Those reporters have such nerve! Last month, a BBC reporter in London asked Jeff Fairburn, the CEO of Britain’s largest homebuilder and the nation’s highest-paid corporate chief exec, about the $98-million “performance” bonus the 52-year-old had pocketed earlier this year. A peeved Fairburn called the reporter’s question “really unfortunate” and abruptly walked out of the TV interview.
Last week, the UK homebuilder Persimmon abruptly fired Fairburn, citing the public outrage over his windfall. Among the reasons for that outrage: the tax pounds that ordinary Brits contributed towards Fairburn’s record bonus. Persimmon’s share price — and the size of Fairburn’s bonus — only started soaring after the government put in place a “help-to-buy” subsidy for homebuyers. About half the homes Persimmon sells take advantage of this subsidy. Lawmakers intended the subsidy, says Labour MP Rachel Reeves, to aid homeowners, “not reward executives with multi-million-pound payouts.”

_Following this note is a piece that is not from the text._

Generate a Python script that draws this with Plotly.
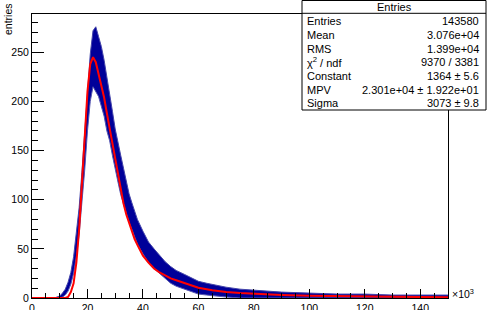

Entitlement, entitlement. These pampered, greedy CEOs cannot understand why taxpayers shouldn’t subsidise their exclusive lifestyles. After all they have worked for it, haven’t they? Actually, for what it’s worth, my personal experience of dealing with CEOs (I worked for the Confederation of British Industry at one point, and had to attend numerous meetings with the bosses of the largest British companies of the time). I concluded that they were company politicians first and smart businessmen second. The bigger the company the more they were politicos, even presentable actors. Disillusioning. I have remained hostile to these huge incomes ever since.